Source code of charts

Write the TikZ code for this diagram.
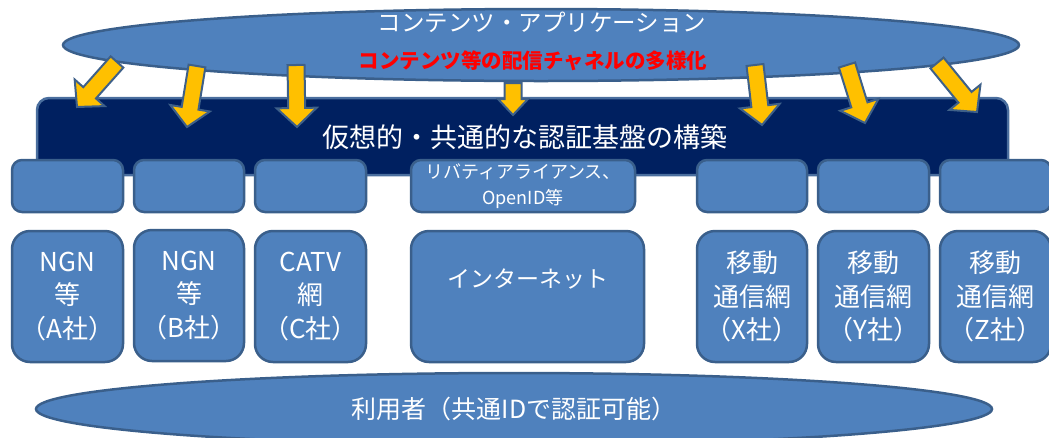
\documentclass[tikz,border=0pt]{standalone}
\usepackage{fontspec}
\setmainfont{Noto Sans CJK JP}
\usetikzlibrary{shapes.geometric}
\definecolor{boxblue}{HTML}{4F81BD}
\definecolor{boxedge}{HTML}{3A5F8B}
\definecolor{navy}{HTML}{002060}
\definecolor{bannerEdge}{HTML}{4A6E9E}
\definecolor{arrowyellow}{HTML}{FFC000}
\definecolor{arrowedge}{HTML}{3E6089}
\tikzset{
  cloud/.style={ellipse, draw=boxedge, fill=boxblue, line width=2.5pt, inner sep=0pt, text=white},
  banner/.style={draw=bannerEdge, fill=navy, line width=2.5pt, rounded corners=12pt, text=white, inner sep=0pt,
     font=\fontsize{27}{32}\selectfont},
  slot/.style={draw=boxedge, fill=boxblue, line width=2.5pt, rounded corners=10pt, text=white, inner sep=0pt,
     minimum height=52pt, align=center, font=\fontsize{18}{26}\selectfont},
  netbox/.style={draw=boxedge, fill=boxblue, line width=2.5pt, rounded corners=18pt, text=white, inner sep=0pt,
     minimum height=131pt, align=center, font=\fontsize{26}{33.5}\selectfont},
  flowarrow/.style={draw=arrowedge, fill=arrowyellow, line width=2pt, line join=miter},
  plain/.style={inner sep=0pt, text=white}
}
% block arrow: x1,y1 (tail) x2,y2 (tip) half head width, head length
\newcommand\barrow[6]{%
  \pgfmathsetmacro\bl{veclen(#3-#1,#4-#2)}%
  \pgfmathsetmacro\ba{atan2(#2-#4,#3-#1)}%
  \pgfmathsetmacro\bh{\bl-#6}%
  \draw[flowarrow,shift={(#1,#2)},rotate=\ba]
    (0,-8.5)--(\bh,-8.5)--(\bh,-#5)--(\bl,0)--(\bh,#5)--(\bh,8.5)--(0,8.5)--cycle;}
\begin{document}
\begin{tikzpicture}[x=1pt,y=-1pt]
\useasboundingbox (0,0) rectangle (1049,437);
\clip (0,0) rectangle (1049,437);
% top ellipse
\node[cloud, minimum width=956pt, minimum height=72pt] (apps) at (541,45) {};
\node[plain, font=\fontsize{23.5}{28}\selectfont] (appsT) at (542,22) {コンテンツ・アプリケーション};
\node[plain, text=red, font=\fontsize{20.5}{24}\selectfont\bfseries] (appsR) at (533,61) {コンテンツ等の配信チャネルの多様化};
% banner
\node[banner, minimum width=971pt, minimum height=77pt] (platform) at (522.5,136.5) {};
\node[plain, font=\fontsize{27}{32}\selectfont] (platT) at (525,137) {仮想的・共通的な認証基盤の構築};
% arrows
\barrow{117}{62}{77}{107}{20}{19}
\barrow{197}{66}{187}{127}{20}{19}
\barrow{296}{65}{297}{127}{20}{19}
\barrow{513}{83}{513}{115}{15}{16}
\barrow{755}{65}{762}{125}{20}{19}
\barrow{847}{65}{865}{123}{20}{19}
\barrow{937}{63}{977}{112}{20}{19}
% slots
\node[slot, minimum width=111pt] (sA) at (67.5,186) {};
\node[slot, minimum width=110pt] (sB) at (189,186) {};
\node[slot, minimum width=111pt] (sC) at (310.5,186) {};
\node[slot, minimum width=224pt] (sD) at (523,186) {リバティアライアンス、\\OpenID等};
\node[slot, minimum width=110pt] (sX) at (752,186) {};
\node[slot, minimum width=111pt] (sY) at (873.5,186) {};
\node[slot, minimum width=111pt] (sZ) at (995.5,186) {};
% networks
\node[netbox, minimum width=111pt] (nA) at (67.5,296.5) {NGN\\等\\（A社）};
\node[netbox, minimum width=110pt] (nB) at (189,295.5) {NGN\\等\\（B社）};
\node[netbox, minimum width=111pt] (nC) at (310.5,296.5) {CATV\\網\\（C社）};
\node[netbox, minimum width=233pt] (nI) at (527.5,296.5) {};
\node[plain, font=\fontsize{23}{28}\selectfont] (nIT) at (527.5,279) {インターネット};
\node[netbox, minimum width=110pt] (nX) at (752,296.5) {移動\\通信網\\（X社）};
\node[netbox, minimum width=111pt] (nY) at (873.5,296.5) {移動\\通信網\\（Y社）};
\node[netbox, minimum width=111pt] (nZ) at (995.5,296.5) {移動\\通信網\\（Z社）};
% users
\node[cloud, minimum width=956pt, minimum height=72pt, font=\fontsize{25}{30}\selectfont] (users) at (514,409) {利用者（共通IDで認証可能）};
\end{tikzpicture}
\end{document}
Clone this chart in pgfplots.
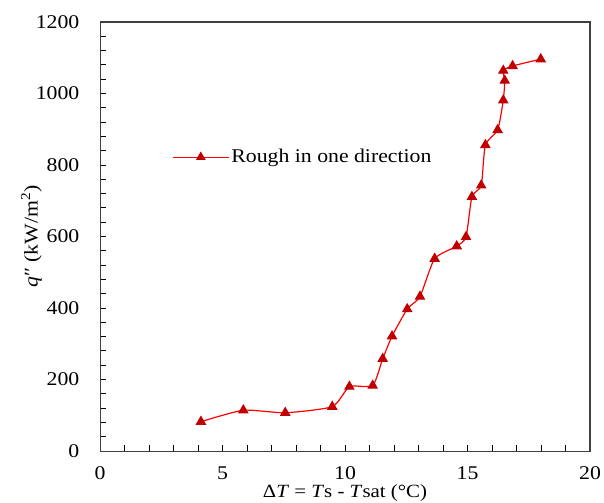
\documentclass[border=0pt]{standalone}
\usepackage{fontspec}
\setmainfont[FakeStretch=1.12]{Liberation Serif}
\usepackage{pgfplots}
\pgfplotsset{compat=1.18}
\definecolor{lred}{RGB}{255,0,0}
\definecolor{dred}{RGB}{192,0,0}
\definecolor{framec}{RGB}{64,64,64}
\begin{document}
\fontsize{19.5}{22}\selectfont
\begin{tikzpicture}
\begin{axis}[
  at={(100bp,52bp)}, anchor=origin,
  scale only axis, width=490bp, height=429bp,
  xmin=0, xmax=20, ymin=0, ymax=1200,
  xtick={0,5,10,15,20}, ytick={0,200,400,600,800,1000,1200},
  minor x tick num=4, minor y tick num=4,
  tick align=inside, xtick pos=left, ytick pos=left,
  major tick length=6bp, minor tick length=6bp,
  tick style={black, line width=0.8bp},
  axis line style={framec, line width=1bp},
  /pgf/number format/assume math mode=true,
  /pgf/number format/1000 sep={},
  ticklabel style={font=\fontsize{19.5}{22}\selectfont},
  yticklabel style={xshift=-14bp},
  xticklabel style={inner sep=0.5bp, yshift=-15bp},
  ylabel={\textit{q}″ (kW/m\textsuperscript{2})},
  ylabel style={at={(axis description cs:-0.14,0.5)}, anchor=center, font=\fontsize{19.5}{22}\selectfont},
  xlabel={Δ\textit{T} = \textit{T}s - \textit{T}sat (°C)},
  xlabel style={at={(rel axis cs:0.5,0)}, anchor=base, inner sep=0.5bp, yshift=-46.5bp, font=\fontsize{18.7}{22}\selectfont},
  legend style={at={(rel axis cs:0.147,0.685)}, anchor=west, draw=none, fill=none,
    font=\fontsize{19.5}{22}\selectfont, inner sep=0pt},
  legend cell align=left,
  legend image code/.code={
    \draw[lred, line width=1.2bp] (0bp,0bp) -- (56bp,0bp);
    \path plot[mark=triangle*, mark size=4.5bp, mark options={draw=dred, fill=dred}] coordinates {(28bp,0bp)};
  },
]
\addplot[lred, line width=1.2bp, smooth, tension=0.35,
  mark=triangle*, mark size=5bp, mark options={dred, fill=dred}]
coordinates {
(4.12,82) (5.85,114) (7.56,107) (9.48,124) (10.18,180) (11.13,183)
(11.54,258) (11.92,321) (12.54,397) (13.06,432) (13.66,538) (14.56,573)
(14.94,599) (15.18,711) (15.56,743) (15.73,856) (16.23,898) (16.46,981)
(16.52,1036) (16.46,1064) (16.84,1077) (17.99,1096)
};
\addlegendentry{Rough in one direction}
\draw[framec, line width=1.6bp] (rel axis cs:0,1) -- (rel axis cs:1,1) -- (rel axis cs:1,0);
\end{axis}
\pgfresetboundingbox
\path[use as bounding box] (0,0) rectangle (604bp,503bp);
\end{tikzpicture}
\end{document}
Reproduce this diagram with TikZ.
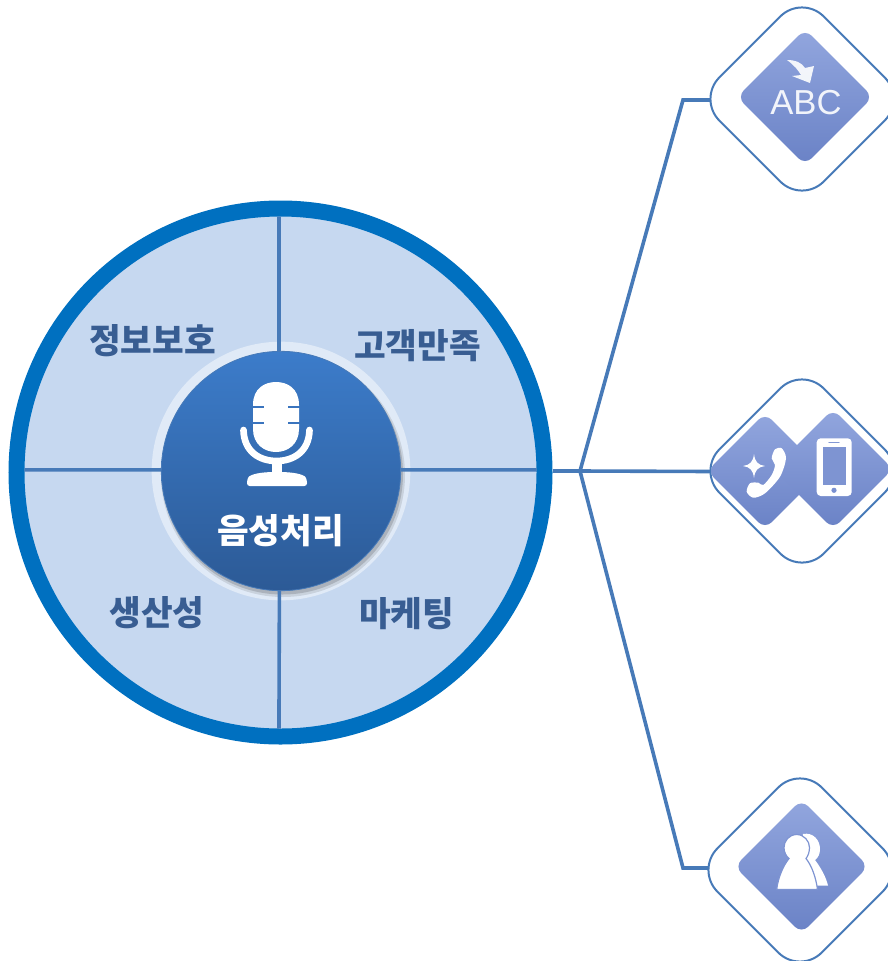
\documentclass[tikz,border=0pt]{standalone}
\usepackage{fontspec}
\newfontfamily\krfont{Noto Sans CJK KR}
\setmainfont{Liberation Sans}
\usetikzlibrary{shapes.geometric}
\tikzset{
	lbl/.style={font=\krfont\bfseries\fontsize{25.8}{26}\selectfont, text=lblblue, inner sep=0pt},
	spoke/.style={line width=2.7pt, color=lineblue},
	branch/.style={line width=2.7pt, color=lineblue},
	tile/.style={diamond, aspect=1, draw=lineblue, line width=1.5pt, fill=white, rounded corners=23pt, inner sep=0pt, minimum width=157pt, minimum height=157pt},
	badge/.style={diamond, aspect=1, rounded corners=7pt, inner sep=0pt, top color=badgetop, bottom color=badgebot, minimum width=#1, minimum height=#1},
}
\begin{document}
\begin{tikzpicture}[x=0.75pt,y=-0.75pt]
	\definecolor{ringblue}{RGB}{0,112,192}
	\definecolor{lineblue}{RGB}{71,122,184}
	\definecolor{lblblue}{RGB}{56,93,146}
	\definecolor{paleblue}{RGB}{198,216,240}
	\definecolor{badgetop}{RGB}{146,166,222}
	\definecolor{badgebot}{RGB}{106,130,198}
	\definecolor{micblue}{RGB}{58,116,190}
	\definecolor{coretop}{RGB}{60,124,202}
	\definecolor{corebot}{RGB}{44,90,150}
	\useasboundingbox (0,0) rectangle (888,961);
	\clip (0,0) rectangle (888,961);

	\node[circle, draw=ringblue, line width=12pt, fill=paleblue, inner sep=0pt, minimum size=396pt] (ring) at (280.5,472.5) {};
	\node[circle, fill=white!45!paleblue, inner sep=0pt, minimum size=194pt] (halo) at (281,471) {};
	\fill[black, opacity=0.10] (283,475) circle (122);
	\fill[black, opacity=0.15] (282.5,474) circle (120.5);
	\node[circle, draw=lineblue, line width=0.6pt, top color=coretop, bottom color=corebot, inner sep=0pt, minimum size=179.5pt] (core) at (281,471) {};

	\draw[spoke, shorten >=12pt] ([xshift=-1.5pt]core.north) -- ([xshift=-1.1pt]ring.north);
	\draw[spoke, shorten >=12pt] ([xshift=-1.2pt]core.south) -- ([xshift=-1.2pt]ring.south);
	\draw[spoke, shorten >=12pt] ([yshift=0.8pt]core.west) -- ([yshift=2pt]ring.west);
	\draw[spoke, shorten >=12pt] ([yshift=0.8pt]core.east) -- ([yshift=2pt]ring.east);

	\node[lbl] (jeongbo) at (152.5,341) {정보보호};
	\node[lbl] (gogaek) at (417.5,346) {고객만족};
	\node[lbl] (saengsan) at (157,613) {생산성};
	\node[lbl] (maketing) at (406.5,614) {마케팅};
	\node[lbl, text=white] (eumseong) at (280.5,531) {음성처리};

	\fill[white] (253,405) .. controls (253,388) and (265,382) .. (276,382) .. controls (287,382) and (299,388) .. (299,405) -- (299,429) .. controls (299,444) and (288,452) .. (276,452) .. controls (264,452) and (253,444) .. (253,429) -- cycle;
	\draw[line width=2pt, color=micblue] (252,407) -- (264,407) (288,407) -- (300,407);
	\draw[line width=2pt, color=micblue] (252,423) -- (264,423) (288,423) -- (300,423);
	\draw[line width=5pt, color=white, line cap=round] (243.5,430) .. controls (244,452) and (260,461) .. (276.5,461) .. controls (293,461) and (309,452) .. (309.5,430);
	\fill[white] (271.7,461) rectangle (282.3,475);
	\fill[white, rounded corners=2pt] (247,486) -- (247,480) .. controls (250,474) and (262,472) .. (277,472) .. controls (292,472) and (304,474) .. (307,480) -- (307,486) -- cycle;

	\node[tile] (tileabc) at (802,99) {};
	\node[tile] (tilecall) at (802,471) {};
	\node[tile] (tileuser) at (800,870) {};
	\coordinate (hub) at (580,471);
	\coordinate (tipabc) at (710,100);
	\coordinate (tipcall) at (711,471.5);
	\coordinate (tipuser) at (708,868);

	\draw[branch] (ring.east |- hub) -- (hub);
	\draw[branch] (hub) -- (tipcall);
	\draw[branch] (hub) -- (683,100) -- (tipabc);
	\draw[branch] (hub) -- (683,868) -- (tipuser);

	\node[badge=102pt] (badgeabc) at (805,97) {};
	\node[text=white, opacity=0.9, inner sep=0pt, font=\fontsize{26}{26}\selectfont] (abc) at (806,102.5) {ABC};
	\fill[white, opacity=0.9] (787,60) .. controls (796,60) and (802,63) .. (805,68) -- (814,66) -- (810,83) -- (792,76) -- (801,75) .. controls (798,70) and (794,65) .. (787,60) -- cycle;

	\node[badge=87pt] (badgecall) at (765,471) {};
	\node[badge=90pt] (badgephone) at (833,469) {};
	\fill[white] plot[smooth cycle] coordinates {(775,449.3) (781.7,448.3) (786,458.3) (780,476.7) (765,493.3) (753.3,497.7) (746.7,491.7) (750,483.3) (758.3,482.7) (763.3,485) (771.7,475) (775,465) (771.7,458.3)};
	\fill[white] (754,454) .. controls (755,462) and (758,465) .. (765,466) .. controls (758,467) and (755,470) .. (754,478) .. controls (753,470) and (750,467) .. (743,466) .. controls (750,465) and (753,462) .. (754,454) -- cycle;
	\fill[white, rounded corners=3pt] (816.7,438.3) rectangle (851.7,496);
	\fill[badgetop!50!badgebot] (822.7,447.3) rectangle (846,485);
	\draw[line width=1pt, color=badgetop!60!badgebot, line cap=round] (829,442.7) -- (839,442.7);
	\fill[badgetop!40!badgebot] (834,490.3) circle (2.6);

	\node[badge=100.5pt] (badgeuser) at (801.5,866.5) {};
	\fill[white] (803,834) .. controls (813,832) and (820,840) .. (820,849) .. controls (820,854) and (818,858) .. (815,860) .. controls (821,868) and (826,877) .. (828,885.5) -- (815,885.5) -- (800,860) -- cycle;
	\fill[white, draw=badgetop!50!badgebot, line width=0.9pt] (796.7,834.5) .. controls (789,834.5) and (784,841) .. (784,847.5) .. controls (784,852) and (786,856) .. (789,858.5) .. controls (783,866) and (778,878) .. (776.7,889.5) -- (817.5,889.5) .. controls (816,878) and (812,866) .. (806,858.5) .. controls (808,856) and (809.5,852) .. (809.5,847.5) .. controls (809.5,841) and (804,834.5) .. (796.7,834.5) -- cycle;
\end{tikzpicture}
\end{document}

▶ _WHAT THE TASK ASKS_
The lines you need run from the one containing "Reproduce this diagram with TikZ." down to the one containing "([yshift=0.8pt]core.east) -- ([yshift=2pt]ring.east);"; print them exactly, both ends included, and leave out pictures.

▶ _TASK ANSWER_
Reproduce this diagram with TikZ.
\documentclass[tikz,border=0pt]{standalone}
\usepackage{fontspec}
\newfontfamily\krfont{Noto Sans CJK KR}
\setmainfont{Liberation Sans}
\usetikzlibrary{shapes.geometric}
\tikzset{
	lbl/.style={font=\krfont\bfseries\fontsize{25.8}{26}\selectfont, text=lblblue, inner sep=0pt},
	spoke/.style={line width=2.7pt, color=lineblue},
	branch/.style={line width=2.7pt, color=lineblue},
	tile/.style={diamond, aspect=1, draw=lineblue, line width=1.5pt, fill=white, rounded corners=23pt, inner sep=0pt, minimum width=157pt, minimum height=157pt},
	badge/.style={diamond, aspect=1, rounded corners=7pt, inner sep=0pt, top color=badgetop, bottom color=badgebot, minimum width=#1, minimum height=#1},
}
\begin{document}
\begin{tikzpicture}[x=0.75pt,y=-0.75pt]
	\definecolor{ringblue}{RGB}{0,112,192}
	\definecolor{lineblue}{RGB}{71,122,184}
	\definecolor{lblblue}{RGB}{56,93,146}
	\definecolor{paleblue}{RGB}{198,216,240}
	\definecolor{badgetop}{RGB}{146,166,222}
	\definecolor{badgebot}{RGB}{106,130,198}
	\definecolor{micblue}{RGB}{58,116,190}
	\definecolor{coretop}{RGB}{60,124,202}
	\definecolor{corebot}{RGB}{44,90,150}
	\useasboundingbox (0,0) rectangle (888,961);
	\clip (0,0) rectangle (888,961);

	\node[circle, draw=ringblue, line width=12pt, fill=paleblue, inner sep=0pt, minimum size=396pt] (ring) at (280.5,472.5) {};
	\node[circle, fill=white!45!paleblue, inner sep=0pt, minimum size=194pt] (halo) at (281,471) {};
	\fill[black, opacity=0.10] (283,475) circle (122);
	\fill[black, opacity=0.15] (282.5,474) circle (120.5);
	\node[circle, draw=lineblue, line width=0.6pt, top color=coretop, bottom color=corebot, inner sep=0pt, minimum size=179.5pt] (core) at (281,471) {};

	\draw[spoke, shorten >=12pt] ([xshift=-1.5pt]core.north) -- ([xshift=-1.1pt]ring.north);
	\draw[spoke, shorten >=12pt] ([xshift=-1.2pt]core.south) -- ([xshift=-1.2pt]ring.south);
	\draw[spoke, shorten >=12pt] ([yshift=0.8pt]core.west) -- ([yshift=2pt]ring.west);
	\draw[spoke, shorten >=12pt] ([yshift=0.8pt]core.east) -- ([yshift=2pt]ring.east);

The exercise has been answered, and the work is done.